Santa's gonna be a tougher nut to crack. Every holiday season we very timidly test Kiddo's waters to figure out where she is on the scale of Santa Reality. Particularly over the past couple of years, we've braced ourselves for the result. She's heard other kids saying that Santa isn't real... and she's asked mommy straight out. Mommy's response was perhaps imperceptably subtle.

I guess I just thought that kids figure this stuff out for themselves, and parents just sort of abruptly learn that their child doesn't believe in it anymore. The parents breathe a sigh of relief and life moves on. And maybe that can happen for us. But when I was growing up, kids didn't have mobile phones with contact information for the Tooth Fairy, or probably didn't grow up believing their mothers had a Wifi hotline to Santa.

Straight Up Now, Tell Me

Of course, we have available the direct option of just telling her the truth. Reading that sentence aloud nearly made me cry; it makes me feel like I'd be killing something pure and beautiful. This is a real dilemma, as silly as it may sound. On the one hand, I'd like the convenience of Kiddo just learning it someplace. On the other hand, I don't want her to suffer for that lesson — I don't want her to be ridiculed by friends, and I couldn't bear for her stepbrother to break her heart yet again. I feel pretty safe in saying Laurel and I would much rather have some control over how the news is delivered, and have some influence in how it is received, than to risk an event within especially her budding social network.

Epilogue

I told Laurel that I felt we should talk with Kiddo about the Tooth Fairy in particular, for some of the reasons I gave above.
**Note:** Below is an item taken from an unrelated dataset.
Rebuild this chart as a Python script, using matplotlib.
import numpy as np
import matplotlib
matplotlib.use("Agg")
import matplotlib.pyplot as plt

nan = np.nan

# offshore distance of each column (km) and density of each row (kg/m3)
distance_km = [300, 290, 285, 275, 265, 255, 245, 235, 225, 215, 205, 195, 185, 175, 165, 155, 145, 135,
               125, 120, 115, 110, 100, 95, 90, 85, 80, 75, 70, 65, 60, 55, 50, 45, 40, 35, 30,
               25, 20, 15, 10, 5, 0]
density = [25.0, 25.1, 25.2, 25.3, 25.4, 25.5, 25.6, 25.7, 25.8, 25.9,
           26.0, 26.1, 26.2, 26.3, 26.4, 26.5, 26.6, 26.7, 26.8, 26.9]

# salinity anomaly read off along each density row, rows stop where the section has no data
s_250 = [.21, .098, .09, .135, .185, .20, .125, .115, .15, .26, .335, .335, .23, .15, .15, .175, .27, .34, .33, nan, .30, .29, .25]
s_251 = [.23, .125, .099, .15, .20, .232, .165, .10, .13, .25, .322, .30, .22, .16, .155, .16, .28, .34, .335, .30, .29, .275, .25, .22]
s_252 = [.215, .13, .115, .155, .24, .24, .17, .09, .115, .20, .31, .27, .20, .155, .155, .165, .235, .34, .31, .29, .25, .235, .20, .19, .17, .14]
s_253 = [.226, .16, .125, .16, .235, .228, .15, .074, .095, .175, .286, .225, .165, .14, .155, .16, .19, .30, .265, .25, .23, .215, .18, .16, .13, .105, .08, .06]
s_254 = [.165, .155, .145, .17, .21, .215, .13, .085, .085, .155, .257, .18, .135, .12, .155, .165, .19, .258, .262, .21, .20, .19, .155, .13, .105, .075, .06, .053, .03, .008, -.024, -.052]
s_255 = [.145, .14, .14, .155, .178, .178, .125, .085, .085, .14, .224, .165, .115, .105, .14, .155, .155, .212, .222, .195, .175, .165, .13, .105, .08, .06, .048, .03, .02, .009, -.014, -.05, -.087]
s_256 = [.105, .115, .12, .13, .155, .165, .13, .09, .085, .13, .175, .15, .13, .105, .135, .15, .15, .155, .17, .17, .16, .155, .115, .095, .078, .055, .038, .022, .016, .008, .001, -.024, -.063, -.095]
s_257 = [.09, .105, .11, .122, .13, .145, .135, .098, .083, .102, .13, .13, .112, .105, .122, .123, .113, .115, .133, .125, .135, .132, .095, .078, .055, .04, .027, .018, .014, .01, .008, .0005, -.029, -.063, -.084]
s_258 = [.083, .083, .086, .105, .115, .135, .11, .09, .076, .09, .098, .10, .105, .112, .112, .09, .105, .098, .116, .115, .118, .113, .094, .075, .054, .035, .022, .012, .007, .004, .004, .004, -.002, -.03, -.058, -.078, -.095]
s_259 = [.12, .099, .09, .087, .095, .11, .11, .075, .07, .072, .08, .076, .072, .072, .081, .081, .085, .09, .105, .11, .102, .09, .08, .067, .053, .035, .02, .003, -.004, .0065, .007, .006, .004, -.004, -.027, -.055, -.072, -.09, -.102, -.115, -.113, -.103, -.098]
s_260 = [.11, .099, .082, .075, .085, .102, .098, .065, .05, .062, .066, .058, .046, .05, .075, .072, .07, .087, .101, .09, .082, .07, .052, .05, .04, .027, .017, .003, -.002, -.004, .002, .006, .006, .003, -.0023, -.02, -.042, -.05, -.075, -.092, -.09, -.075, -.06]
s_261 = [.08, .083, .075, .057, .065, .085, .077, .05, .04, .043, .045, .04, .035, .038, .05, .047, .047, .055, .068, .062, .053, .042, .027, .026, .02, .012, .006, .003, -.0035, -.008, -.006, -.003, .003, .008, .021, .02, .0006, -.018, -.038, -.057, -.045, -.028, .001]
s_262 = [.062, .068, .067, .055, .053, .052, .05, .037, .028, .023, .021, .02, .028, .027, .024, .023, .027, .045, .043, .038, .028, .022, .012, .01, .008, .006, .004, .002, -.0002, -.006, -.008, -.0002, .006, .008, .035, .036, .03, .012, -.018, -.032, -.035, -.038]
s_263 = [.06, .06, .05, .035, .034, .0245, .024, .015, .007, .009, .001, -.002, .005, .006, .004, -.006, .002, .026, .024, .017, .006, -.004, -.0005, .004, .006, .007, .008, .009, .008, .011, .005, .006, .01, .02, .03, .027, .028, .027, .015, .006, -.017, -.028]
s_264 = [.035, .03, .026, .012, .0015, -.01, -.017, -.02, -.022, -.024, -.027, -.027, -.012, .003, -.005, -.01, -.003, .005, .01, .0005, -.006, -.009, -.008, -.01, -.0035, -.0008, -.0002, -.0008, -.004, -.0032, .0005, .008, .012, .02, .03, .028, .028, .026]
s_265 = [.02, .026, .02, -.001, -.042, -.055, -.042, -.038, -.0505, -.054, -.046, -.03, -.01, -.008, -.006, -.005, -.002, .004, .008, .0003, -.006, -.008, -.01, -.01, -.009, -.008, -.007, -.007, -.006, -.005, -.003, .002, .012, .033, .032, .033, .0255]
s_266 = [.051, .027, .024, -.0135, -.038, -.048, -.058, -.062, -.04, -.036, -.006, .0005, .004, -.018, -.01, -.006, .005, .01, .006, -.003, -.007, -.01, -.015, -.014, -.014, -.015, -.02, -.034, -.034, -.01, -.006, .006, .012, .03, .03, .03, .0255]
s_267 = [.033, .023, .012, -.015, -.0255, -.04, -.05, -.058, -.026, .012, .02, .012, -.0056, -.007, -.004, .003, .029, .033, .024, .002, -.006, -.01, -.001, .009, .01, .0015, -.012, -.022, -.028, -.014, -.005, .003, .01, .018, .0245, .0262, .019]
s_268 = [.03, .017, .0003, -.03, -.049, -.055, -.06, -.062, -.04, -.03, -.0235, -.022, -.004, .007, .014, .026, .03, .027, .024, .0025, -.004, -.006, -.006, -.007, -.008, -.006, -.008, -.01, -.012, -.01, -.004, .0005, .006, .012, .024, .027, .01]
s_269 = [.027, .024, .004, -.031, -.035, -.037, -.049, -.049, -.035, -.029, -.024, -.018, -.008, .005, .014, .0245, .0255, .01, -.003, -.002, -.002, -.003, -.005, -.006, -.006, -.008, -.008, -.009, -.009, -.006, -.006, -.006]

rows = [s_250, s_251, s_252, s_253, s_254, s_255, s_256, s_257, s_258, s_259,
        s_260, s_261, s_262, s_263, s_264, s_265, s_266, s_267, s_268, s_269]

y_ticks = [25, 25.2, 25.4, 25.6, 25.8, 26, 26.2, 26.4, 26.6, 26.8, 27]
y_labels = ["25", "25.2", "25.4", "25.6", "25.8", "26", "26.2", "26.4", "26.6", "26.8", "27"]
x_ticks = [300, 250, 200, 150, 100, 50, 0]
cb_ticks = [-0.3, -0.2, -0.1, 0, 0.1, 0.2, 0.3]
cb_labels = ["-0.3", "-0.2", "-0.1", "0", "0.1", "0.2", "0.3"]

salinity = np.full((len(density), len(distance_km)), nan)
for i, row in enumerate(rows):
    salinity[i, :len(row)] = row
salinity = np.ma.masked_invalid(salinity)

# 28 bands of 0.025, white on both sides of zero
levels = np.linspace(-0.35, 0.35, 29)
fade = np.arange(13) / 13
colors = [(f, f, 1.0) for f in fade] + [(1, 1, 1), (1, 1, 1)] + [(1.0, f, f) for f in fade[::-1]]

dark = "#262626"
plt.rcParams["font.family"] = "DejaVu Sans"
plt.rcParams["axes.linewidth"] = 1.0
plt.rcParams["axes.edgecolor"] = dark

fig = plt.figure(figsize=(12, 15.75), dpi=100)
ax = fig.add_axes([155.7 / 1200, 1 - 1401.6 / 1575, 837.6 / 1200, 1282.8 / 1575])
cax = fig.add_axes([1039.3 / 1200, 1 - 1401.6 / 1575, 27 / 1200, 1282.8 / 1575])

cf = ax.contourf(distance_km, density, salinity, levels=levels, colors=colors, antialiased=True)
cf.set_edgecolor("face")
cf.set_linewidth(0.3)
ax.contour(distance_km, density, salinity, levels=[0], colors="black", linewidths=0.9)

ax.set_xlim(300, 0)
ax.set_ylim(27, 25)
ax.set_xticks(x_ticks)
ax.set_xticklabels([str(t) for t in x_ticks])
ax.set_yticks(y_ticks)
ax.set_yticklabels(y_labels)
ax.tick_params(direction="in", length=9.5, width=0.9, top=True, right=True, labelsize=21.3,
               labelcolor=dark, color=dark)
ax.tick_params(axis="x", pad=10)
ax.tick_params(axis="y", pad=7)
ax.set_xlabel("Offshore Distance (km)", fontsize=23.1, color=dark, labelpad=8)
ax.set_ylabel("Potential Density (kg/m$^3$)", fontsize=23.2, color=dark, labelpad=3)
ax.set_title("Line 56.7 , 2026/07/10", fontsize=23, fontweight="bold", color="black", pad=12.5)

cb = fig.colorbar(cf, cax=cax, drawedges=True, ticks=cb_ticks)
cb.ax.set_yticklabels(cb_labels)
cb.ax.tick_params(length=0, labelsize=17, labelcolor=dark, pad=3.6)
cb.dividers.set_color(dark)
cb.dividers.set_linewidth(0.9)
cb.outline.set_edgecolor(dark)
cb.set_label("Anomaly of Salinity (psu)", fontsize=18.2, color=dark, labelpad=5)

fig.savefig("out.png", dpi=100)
Later in the afternoon, after Kiddo got home from school, we had an opportunity to talk a bit about the whole Tooth Fairy thing. She volunteered that she didn't believe in the Tooth Fairy; she'd stopped believing last year. "I had a fishy feeling," she said. I then explained the sequence of Sunday night's events to her, and also explained that we did it because we thought she really believed in it, and didn't want to disappoint her. She wasn't angry or upset at all.